What this task involves: Repeat the material below word for word and leave out all pictures.
** START **
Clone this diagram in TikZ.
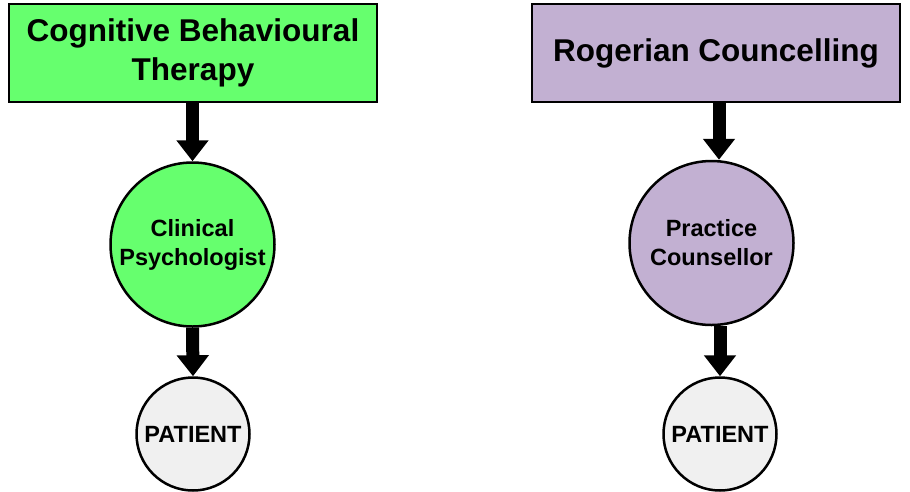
\documentclass[tikz,border=0pt]{standalone}
\usepackage{fontspec}
\setmainfont{Liberation Sans}
\usetikzlibrary{arrows.meta}
\definecolor{cbtgreen}{HTML}{66FF6E}
\definecolor{rogerlilac}{HTML}{C2B0D2}
\definecolor{patgrey}{HTML}{F0F0F0}
\begin{document}
\begin{tikzpicture}[x=1pt,y=-1pt,
  titlebox/.style={draw=black,line width=2.5pt,minimum width=368pt,minimum height=98pt,
    align=center,font=\fontsize{31.5}{39}\selectfont\bfseries,inner sep=0pt},
  rolecircle/.style={circle,draw=black,line width=2.5pt,minimum size=164pt,
    align=center,font=\fontsize{23.5}{29}\selectfont\bfseries,inner sep=0pt},
  patcircle/.style={circle,draw=black,line width=2.5pt,fill=patgrey,minimum size=113pt,
    font=\fontsize{23.5}{28}\selectfont\bfseries,inner sep=0pt},
  bigarrow/.style={line width=13pt,-{Triangle[width=31pt,length=21pt]}}
]
\useasboundingbox (0,0) rectangle (910,491);
\node[titlebox,fill=cbtgreen] (b1) at (193,53) {Cognitive Behavioural\\Therapy};
\node[titlebox,fill=rogerlilac] (b2) at (716,53) {Rogerian Councelling};
\node[rolecircle,fill=cbtgreen] (c1) at (192.5,244.5) {Clinical\\Psychologist};
\node[rolecircle,fill=rogerlilac] (c2) at (711.5,243) {Practice\\Counsellor};
\node[patcircle] (p1) at (193,434) {PATIENT};
\node[patcircle] (p2) at (720,434) {PATIENT};
\draw[bigarrow] (b1.south -| c1.north) -- (c1.north);
\draw[bigarrow] ([xshift=3pt]b2.south) -- ([xshift=3pt]b2.south |- c2.north);
\draw[bigarrow] (c1.south) -- (p1.north);
\draw[bigarrow] (c2.south -| p2.north) -- (p2.north);
\end{tikzpicture}
\end{document}
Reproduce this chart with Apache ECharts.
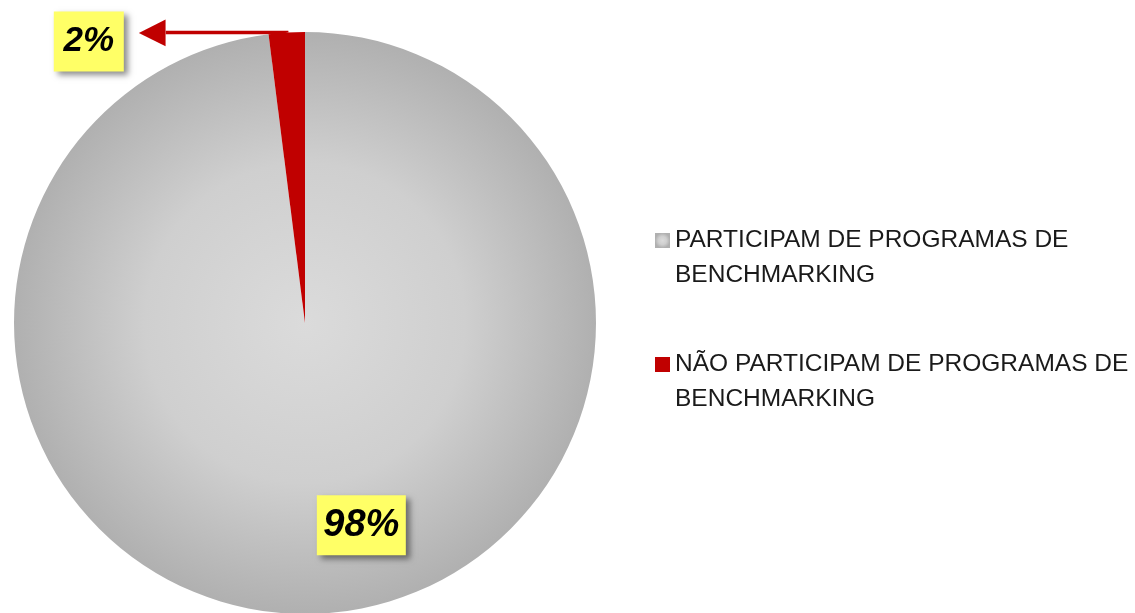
<!DOCTYPE html>
<html>
<head>
<meta charset="utf-8">
<script src="https://cdn.jsdelivr.net/npm/echarts@6/dist/echarts.min.js"></script>
<style>
  html, body { margin: 0; padding: 0; background: #ffffff; }
  #chart { width: 1135px; height: 613px; }
</style>
</head>
<body>
<div id="chart"></div>
<script>
// Survey result: share of respondents taking part in benchmarking programmes
const categories = [
  'PARTICIPAM DE PROGRAMAS DE BENCHMARKING',
  'NÃO PARTICIPAM DE PROGRAMAS DE BENCHMARKING'
];
const legendLines = [
  ['PARTICIPAM DE PROGRAMAS DE', 'BENCHMARKING'],
  ['NÃO PARTICIPAM DE PROGRAMAS DE', 'BENCHMARKING']
];
const values = [98, 2];

const sliceFills = [
  {
    type: 'radial', x: 0.5, y: 0.5, r: 0.5,
    colorStops: [
      { offset: 0, color: '#dbdbdb' },
      { offset: 0.55, color: '#cfcfcf' },
      { offset: 1, color: '#b0b0b0' }
    ]
  },
  '#c00000'
];

const labelFont = {
  fontFamily: 'Liberation Sans',
  fontStyle: 'italic',
  fontWeight: 'bold',
  color: '#000000',
  backgroundColor: '#ffff66',
  align: 'center',
  shadowColor: 'rgba(0,0,0,0.45)',
  shadowBlur: 6,
  shadowOffsetX: 4,
  shadowOffsetY: 4
};

const pctText = p => Math.round(p.percent) + '%';

// big share: boxed label inside the slice
const insideLabel = {
  show: true,
  position: 'inside',
  formatter: p => '{big|' + pctText(p) + '}',
  rich: {
    big: Object.assign({}, labelFont, { fontSize: 38, width: 89, height: 60 })
  }
};

// small share: boxed label outside, reached by an arrow
const outsideLabel = {
  show: true,
  position: 'outside',
  distanceToLabelLine: 0,
  formatter: p => '{box|' + pctText(p) + '}{gap|}{arrow|◀}',
  rich: {
    box: Object.assign({}, labelFont, {
      fontSize: 35, width: 70, height: 60, lineHeight: 78, verticalAlign: 'bottom'
    }),
    gap: { width: 15, lineHeight: 78 },
    arrow: {
      fontFamily: 'DejaVu Sans', fontSize: 35, color: '#c00000',
      lineHeight: 78, verticalAlign: 'middle'
    }
  }
};

const chart = echarts.init(document.getElementById('chart'), null, { renderer: 'canvas' });

chart.setOption({
  animation: false,
  backgroundColor: '#ffffff',
  legend: {
    orient: 'vertical',
    left: 655,
    top: 188,
    padding: 0,
    icon: 'rect',
    itemWidth: 15,
    itemHeight: 15,
    itemGap: 19,
    selectedMode: false,
    data: categories,
    formatter: name => '\n' + legendLines[categories.indexOf(name)].join('\n'),
    textStyle: {
      fontFamily: 'Liberation Sans',
      fontSize: 24.5,
      lineHeight: 35,
      color: '#1a1a1a'
    }
  },
  series: [{
    type: 'pie',
    center: [305, 323],
    radius: 291,
    startAngle: 90,
    clockwise: true,
    avoidLabelOverlap: false,
    silent: true,
    itemStyle: { borderWidth: 0 },
    labelLayout: params => (params.dataIndex === 0 ? { dx: 47, dy: 54 } : {}),
    data: values.map((v, i) => ({
      name: categories[i],
      value: v,
      itemStyle: { color: sliceFills[i] },
      label: i === 0 ? insideLabel : outsideLabel,
      labelLine: i === 0 ? { show: false } : {
        show: true,
        length: 0.1,
        length2: 121,
        smooth: false,
        lineStyle: { color: '#c00000', width: 3.5 }
      }
    }))
  }]
});
</script>
</body>
</html>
** END **
Result for this exercise:
Clone this diagram in TikZ.
\documentclass[tikz,border=0pt]{standalone}
\usepackage{fontspec}
\setmainfont{Liberation Sans}
\usetikzlibrary{arrows.meta}
\definecolor{cbtgreen}{HTML}{66FF6E}
\definecolor{rogerlilac}{HTML}{C2B0D2}
\definecolor{patgrey}{HTML}{F0F0F0}
\begin{document}
\begin{tikzpicture}[x=1pt,y=-1pt,
  titlebox/.style={draw=black,line width=2.5pt,minimum width=368pt,minimum height=98pt,
    align=center,font=\fontsize{31.5}{39}\selectfont\bfseries,inner sep=0pt},
  rolecircle/.style={circle,draw=black,line width=2.5pt,minimum size=164pt,
    align=center,font=\fontsize{23.5}{29}\selectfont\bfseries,inner sep=0pt},
  patcircle/.style={circle,draw=black,line width=2.5pt,fill=patgrey,minimum size=113pt,
    font=\fontsize{23.5}{28}\selectfont\bfseries,inner sep=0pt},
  bigarrow/.style={line width=13pt,-{Triangle[width=31pt,length=21pt]}}
]
\useasboundingbox (0,0) rectangle (910,491);
\node[titlebox,fill=cbtgreen] (b1) at (193,53) {Cognitive Behavioural\\Therapy};
\node[titlebox,fill=rogerlilac] (b2) at (716,53) {Rogerian Councelling};
\node[rolecircle,fill=cbtgreen] (c1) at (192.5,244.5) {Clinical\\Psychologist};
\node[rolecircle,fill=rogerlilac] (c2) at (711.5,243) {Practice\\Counsellor};
\node[patcircle] (p1) at (193,434) {PATIENT};
\node[patcircle] (p2) at (720,434) {PATIENT};
\draw[bigarrow] (b1.south -| c1.north) -- (c1.north);
\draw[bigarrow] ([xshift=3pt]b2.south) -- ([xshift=3pt]b2.south |- c2.north);
\draw[bigarrow] (c1.south) -- (p1.north);
\draw[bigarrow] (c2.south -| p2.north) -- (p2.north);
\end{tikzpicture}
\end{document}
Reproduce this chart with Apache ECharts.
<!DOCTYPE html>
<html>
<head>
<meta charset="utf-8">
<script src="https://cdn.jsdelivr.net/npm/echarts@6/dist/echarts.min.js"></script>
<style>
  html, body { margin: 0; padding: 0; background: #ffffff; }
  #chart { width: 1135px; height: 613px; }
</style>
</head>
<body>
<div id="chart"></div>
<script>
// Survey result: share of respondents taking part in benchmarking programmes
const categories = [
  'PARTICIPAM DE PROGRAMAS DE BENCHMARKING',
  'NÃO PARTICIPAM DE PROGRAMAS DE BENCHMARKING'
];
const legendLines = [
  ['PARTICIPAM DE PROGRAMAS DE', 'BENCHMARKING'],
  ['NÃO PARTICIPAM DE PROGRAMAS DE', 'BENCHMARKING']
];
const values = [98, 2];

const sliceFills = [
  {
    type: 'radial', x: 0.5, y: 0.5, r: 0.5,
    colorStops: [
      { offset: 0, color: '#dbdbdb' },
      { offset: 0.55, color: '#cfcfcf' },
      { offset: 1, color: '#b0b0b0' }
    ]
  },
  '#c00000'
];

const labelFont = {
  fontFamily: 'Liberation Sans',
  fontStyle: 'italic',
  fontWeight: 'bold',
  color: '#000000',
  backgroundColor: '#ffff66',
  align: 'center',
  shadowColor: 'rgba(0,0,0,0.45)',
  shadowBlur: 6,
  shadowOffsetX: 4,
  shadowOffsetY: 4
};

const pctText = p => Math.round(p.percent) + '%';

// big share: boxed label inside the slice
const insideLabel = {
  show: true,
  position: 'inside',
  formatter: p => '{big|' + pctText(p) + '}',
  rich: {
    big: Object.assign({}, labelFont, { fontSize: 38, width: 89, height: 60 })
  }
};

// small share: boxed label outside, reached by an arrow
const outsideLabel = {
  show: true,
  position: 'outside',
  distanceToLabelLine: 0,
  formatter: p => '{box|' + pctText(p) + '}{gap|}{arrow|◀}',
  rich: {
    box: Object.assign({}, labelFont, {
      fontSize: 35, width: 70, height: 60, lineHeight: 78, verticalAlign: 'bottom'
    }),
    gap: { width: 15, lineHeight: 78 },
    arrow: {
      fontFamily: 'DejaVu Sans', fontSize: 35, color: '#c00000',
      lineHeight: 78, verticalAlign: 'middle'
    }
  }
};

const chart = echarts.init(document.getElementById('chart'), null, { renderer: 'canvas' });

chart.setOption({
  animation: false,
  backgroundColor: '#ffffff',
  legend: {
    orient: 'vertical',
    left: 655,
    top: 188,
    padding: 0,
    icon: 'rect',
    itemWidth: 15,
    itemHeight: 15,
    itemGap: 19,
    selectedMode: false,
    data: categories,
    formatter: name => '\n' + legendLines[categories.indexOf(name)].join('\n'),
    textStyle: {
      fontFamily: 'Liberation Sans',
      fontSize: 24.5,
      lineHeight: 35,
      color: '#1a1a1a'
    }
  },
  series: [{
    type: 'pie',
    center: [305, 323],
    radius: 291,
    startAngle: 90,
    clockwise: true,
    avoidLabelOverlap: false,
    silent: true,
    itemStyle: { borderWidth: 0 },
    labelLayout: params => (params.dataIndex === 0 ? { dx: 47, dy: 54 } : {}),
    data: values.map((v, i) => ({
      name: categories[i],
      value: v,
      itemStyle: { color: sliceFills[i] },
      label: i === 0 ? insideLabel : outsideLabel,
      labelLine: i === 0 ? { show: false } : {
        show: true,
        length: 0.1,
        length2: 121,
        smooth: false,
        lineStyle: { color: '#c00000', width: 3.5 }
      }
    }))
  }]
});
</script>
</body>
</html>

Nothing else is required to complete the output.